仕事を行う際の目的意識の持ち方について

今回ですが、先生方の身近な存在であるコメディカルの方々の働き方や転職に関する内容についてご案内させて頂きたいと思います。
先生方にも通じる部分があるかもしれませんので、少しでも参考にして頂ければ幸いです。

先日、以前より交流がある製薬系の企業の人事担当者とお話をさせて頂く機会がありました。
この方が勤務している会社ですが、治験施設支援機関(SMO)と呼ばれる企業になっており、業務内容としては製薬メーカーが新薬を開発する際に行う治験実施を支援する企業になっております。
こういった企業で勤務している主なメンバーの一つに治験コーディネーター(CRC)という職種が存在しているのですが、この企業ではCRCの採用について様々な問題を抱えており、その内容について共有させて頂いた時のお話になります。

CRCという仕事ですが、医療機関の中で治験に参加する被験者や治験責任医師と医学的な専門用語などを交えたやり取りをしたり、カルテを閲覧したりする事もあって医学に関する知識や医療現場に精通している人が求められており、主に看護師や薬剤師、臨床検査技師などの医療系の資格を持っている人が適任者として採用される事が多くなっております。
こういった資格をお持ちの方々の多くが、元々は臨床現場にて病気で苦しんでいる患者を救う事を第一の目的として働いていた方々になる訳ですが、CRCとして採用された方々はSMOという企業の一員として利益を追求する事を第一目的とした勤務して頂く事になるため、医療機関とは全く違った環境の中で勤務をして頂く事になるのです。

ここでCRCの方々はある壁にぶち当たる事になるようなのです。
それは「仕事を行う際の目的意識」という事になります。
臨床現場で勤務していた際には目の前で苦しんでいる患者を救う事が目的であったのに対し、企業で働く際に求められる事は第一に「利益追求」という事になります。
CRCになった当初は、新薬を開発して新薬を待ち望む患者の手助けがしたいとの思いがあったにも関わらず、実際に行っている仕事は企業の利益追求のために仕事をさせられているというような感覚に陥ってしまうのです。
これがきっかけで直ぐに退職してしまう人も多いようで、企業の人事担当者としては退職者を少なくするためには、どういった事をすべきなのか、頭を悩ませているという事になるのです。
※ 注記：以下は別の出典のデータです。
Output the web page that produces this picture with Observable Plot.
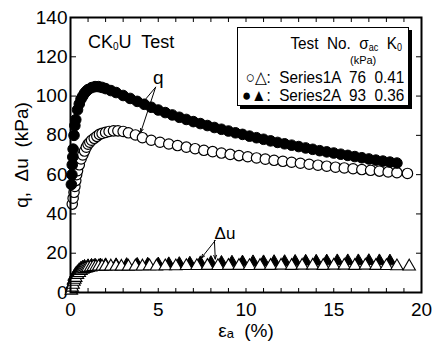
<!DOCTYPE html>
<html>
<head>
<meta charset="utf-8">
<script src="https://cdn.jsdelivr.net/npm/d3@7"></script>
<script src="https://cdn.jsdelivr.net/npm/@observablehq/plot@0.6"></script>
<style>
  body { margin: 0; background: #fff; }
  #wrap { position: relative; width: 433px; height: 344px; font-family: "Liberation Sans Narrow", "Liberation Sans", Arial, sans-serif; color: #000; }
  #wrap svg { position: absolute; left: 0; top: 0; }
  .ov { position: absolute; white-space: pre; line-height: 1; }
  #legend { position: absolute; left: 237px; top: 27px; width: 170px; height: 77px; border: 1px solid #000; box-shadow: 3px 3px 0 #000; background: #fff; }
</style>
</head>
<body>
<div id="wrap"></div>
<script>
// ---- data ----
const series = ["Series1A", "Series2A"];
const sigmaAc = [76, 93];
const k0 = [0.41, 0.36];

// q, Series1A (open circles)
const eps1q = [0.1,0.15,0.2,0.25,0.3,0.35,0.4,0.5,0.6,0.7,0.8,0.9,1.0,1.1,1.2,1.35,1.5,1.65,1.8,2.0,2.2,2.45,2.7,3.0,3.3,3.7,4.1,4.6,5.1,5.6,6.1,6.6,7.1,7.6,8.1,8.6,9.1,9.6,10.1,10.6,11.1,11.6,12.1,12.6,13.1,13.6,14.1,14.6,15.1,15.6,16.1,16.6,17.1,17.6,18.1,18.6,19.2];
const q1 = [45,48,51,54,57,60,62,65,68,70,72,74,75.5,76.5,77.5,78.5,79.5,80.5,81,81.5,82,82.3,82.3,82,81.3,80.2,78.8,77.5,76.5,75.6,74.8,74,73.2,72.4,71.7,71,70.3,69.7,69.1,68.5,67.9,67.3,66.8,66.3,65.8,65.3,64.8,64.3,63.8,63.4,63,62.6,62.2,61.8,61.4,61,60.6];

// q, Series2A (filled circles)
const eps2q = [0.05,0.08,0.1,0.13,0.15,0.2,0.25,0.3,0.4,0.5,0.6,0.7,0.8,0.9,1.0,1.2,1.4,1.6,1.8,2.0,2.3,2.6,3.0,3.4,3.8,4.2,4.6,5.0,5.4,5.8,6.2,6.6,7.0,7.4,7.8,8.2,8.6,9.0,9.4,9.8,10.2,10.6,11.0,11.4,11.8,12.2,12.6,13.0,13.4,13.8,14.2,14.6,15.0,15.4,15.8,16.2,16.6,17.0,17.4,17.8,18.2,18.6];
const q2 = [55,60,65,69,73,80,85,88,93,96,98.5,100,101.5,102.5,103.3,104.3,104.8,104.8,104.4,103.8,102.8,101.8,100.3,98.8,97.3,95.8,94.3,92.9,91.6,90.4,89.2,88.1,87,86,85,84,83.1,82.2,81.3,80.5,79.6,78.8,78,77.2,76.4,75.7,75,74.3,73.6,72.9,72.2,71.6,71,70.4,69.8,69.2,68.6,68,67.4,66.9,66.4,65.9];

// Δu, Series1A (open triangles)
const eps1u = [0.05,0.1,0.15,0.2,0.25,0.3,0.4,0.5,0.6,0.7,0.8,0.9,1.0,1.15,1.3,1.45,1.6,1.8,2.0,2.3,2.6,2.9,3.3,3.7,4.1,4.5,4.9,5.4,6.0,6.6,7.2,7.8,8.4,9.0,9.6,10.2,10.8,11.4,12.0,12.6,13.2,13.8,14.4,15.0,15.6,16.2,16.8,17.4,18.0,18.6,19.3];
const du1 = [1,2.5,4,5.5,6.5,7.5,9,10,11,11.6,12,12.3,12.6,12.8,13,13.1,13.2,13.2,13.3,13.3,13.3,13.2,13.2,13.3,13.3,13.4,13.3,13.4,13.4,13.5,13.5,13.6,13.5,13.6,13.6,13.5,13.6,13.6,13.7,13.6,13.7,13.7,13.6,13.7,13.7,13.6,13.7,13.6,13.5,13.4,13.3];

// Δu, Series2A (filled triangles)
const eps2u = [0.05,0.1,0.15,0.2,0.3,0.4,0.5,0.6,0.7,0.8,1.0,1.2,1.4,1.7,2.0,2.6,3.2,3.8,4.4,5.0,5.6,6.2,6.8,7.4,8.0,8.6,9.2,9.8,10.4,11.0,11.6,12.2,12.8,13.4,14.0,14.6,15.2,15.8,16.4,17.0,17.6,18.2];
const du2 = [2,4,6,8,9.5,10.5,11.5,12.3,12.8,13.2,13.5,13.7,13.8,13.9,14,14,14.1,14.2,14.3,14.4,14.5,14.6,14.8,15,15.1,15.2,15.3,15.4,15.5,15.5,15.6,15.6,15.7,15.8,15.8,15.9,16,16,16,16.1,16,15.9];

// tick values
const xMajor = [0,5,10,15,20];
const xMinor = d3.range(0,21,1);
const yMajor = [0,20,40,60,80,100,120,140];

const rows = (xs, ys) => xs.map((x, i) => ({x, y: ys[i]}));
const Q1 = rows(eps1q, q1), Q2 = rows(eps2q, q2), U1 = rows(eps1u, du1), U2 = rows(eps2u, du2);

// annotation anchors (data coordinates)
const qLabel = [{x: 5.0, y: 109, t: "q"}];
const qArrows = [{x1: 4.85, y1: 104.5, x2: 4.1, y2: 96.5}, {x1: 4.85, y1: 104.5, x2: 4.0, y2: 81.5}];
const uLabel = [{x: 8.8, y: 30, t: "Δu"}];
const uArrows = [{x1: 8.25, y1: 26.5, x2: 7.45, y2: 17.5}, {x1: 8.2, y1: 26.5, x2: 8.25, y2: 17}];

const font = "Liberation Sans Narrow, Liberation Sans, Arial, sans-serif";

const chart = Plot.plot({
  width: 433,
  height: 344,
  marginLeft: 70,
  marginRight: 12,
  marginTop: 17,
  marginBottom: 52,
  style: {fontFamily: font, background: "transparent", color: "#000"},
  x: {domain: [0, 20]},
  y: {domain: [0, 140]},
  marks: [
    // labels
    Plot.axisX({ticks: xMajor, tickSize: 0, tickPadding: 10, fontSize: 19, label: "εₐ  (%)", labelAnchor: "center", labelOffset: 44, labelArrow: "none"}),
    Plot.axisY({ticks: yMajor, tickSize: 0, tickPadding: 3, fontSize: 19, label: "q,  Δu  (kPa)", labelAnchor: "center", labelOffset: 56, labelArrow: "none"}),
    // inward ticks
    Plot.axisX({ticks: xMinor, tickSize: -4, tickFormat: () => "", label: null}),
    Plot.axisX({anchor: "top", ticks: xMinor, tickSize: -4, tickFormat: () => "", label: null}),
    Plot.axisY({ticks: yMajor, tickSize: -6, tickFormat: () => "", label: null}),
    Plot.axisY({anchor: "right", ticks: yMajor, tickSize: -6, tickFormat: () => "", label: null}),
    // data
    Plot.dot(U2, {x: "x", y: "y", symbol: "triangle", r: 4.6, fill: "black", stroke: "black", strokeWidth: 1}),
    Plot.dot(U1, {x: "x", y: "y", symbol: "triangle", r: 4.6, fill: "white", stroke: "black", strokeWidth: 1.1}),
    Plot.dot(Q1, {x: "x", y: "y", r: 5.2, fill: "white", stroke: "black", strokeWidth: 1.2}),
    Plot.dot(Q2, {x: "x", y: "y", r: 5.3, fill: "black", stroke: "black", strokeWidth: 1}),
    // annotations
    Plot.arrow(qArrows, {x1: "x1", y1: "y1", x2: "x2", y2: "y2", stroke: "black", strokeWidth: 1, headLength: 6, headAngle: 40}),
    Plot.text(qLabel, {x: "x", y: "y", text: "t", fontSize: 19}),
    Plot.arrow(uArrows, {x1: "x1", y1: "y1", x2: "x2", y2: "y2", stroke: "black", strokeWidth: 1, headLength: 6, headAngle: 40}),
    Plot.text(uLabel, {x: "x", y: "y", text: "t", fontSize: 17}),
    Plot.frame({stroke: "black", strokeWidth: 2})
  ]
});

const wrap = document.getElementById("wrap");
wrap.appendChild(chart);

function ov(html, css) {
  const d = document.createElement("div");
  d.className = "ov";
  d.innerHTML = html;
  Object.assign(d.style, css);
  wrap.appendChild(d);
  return d;
}
ov('CK<span style="font-size:10px;position:relative;top:2px">0</span>U  Test', {left: "88px", top: "33px", fontSize: "18px"});

const lg = document.createElement("div");
lg.id = "legend";
wrap.appendChild(lg);
function lov(html, css) {
  const d = document.createElement("div");
  d.className = "ov";
  d.innerHTML = html;
  Object.assign(d.style, css);
  lg.appendChild(d);
  return d;
}
const sub = s => `<span style="font-size:10px;position:relative;top:2px">${s}</span>`;
const squeeze = {transform: "scaleX(0.9)", transformOrigin: "right center"};
lov(`Test  No.  σ${sub("ac")}  K${sub("0")}`, Object.assign({right: "6px", top: "7px", fontSize: "17px"}, squeeze));
lov("(kPa)", {left: "112px", top: "27px", fontSize: "11px"});
lov(`○△:  ${series[0]}  ${sigmaAc[0]}  ${k0[0].toFixed(2)}`, Object.assign({right: "4px", top: "41px", fontSize: "17px"}, squeeze));
lov(`●▲:  ${series[1]}  ${sigmaAc[1]}  ${k0[1].toFixed(2)}`, Object.assign({right: "4px", top: "59px", fontSize: "17px"}, squeeze));
</script>
</body>
</html>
そこで色々と策を考えた結果、人事担当者がCRCに対してある提案を行ったところ退職者が少なくなったようなのです。
では何を行ったのかと言いますと、それは仕事を行う際の目的意識の持ち方について、今までとは違った視点で捉えてみてはどうかとの提案をしたようなのです。
具体的に言いますと、今までは第一に企業の利益のために働かされていると思っていた部分を「まずは良い仕事をする、その結果、企業の利益にも繋がり、更には困っている患者を救う事に繋がる」という考え方を提案したようなのです。
すると意外にもこの考え方をすんなり受け入れてくれるCRCが多かったようで、仕事に対してポジティブに捉えてもらう事が出来たりモチベーションの維持に繋がる結果になったという事でした。

仕事を行う際ですが、時には自身の思い通りにいかない事や、職場の考え方に対して不満を感じてしまう事など、モチベーションが低下してしまうような事もあるのではないかと思います。
そういった時には、今回のような視点の切り替えをして頂く事で違った目線で仕事に取り組む事は出来るようになる事もあるかもしれません。
紹介会社の私共が言う事ではないかもしれませんが、一つの職場で長く働けるに越した事はございません。
そのためには、時にはこういった考え方をしてみる事も重要ではないか考えております。
是非、今後の先生方の働き方のご参考にして頂ければ幸いです。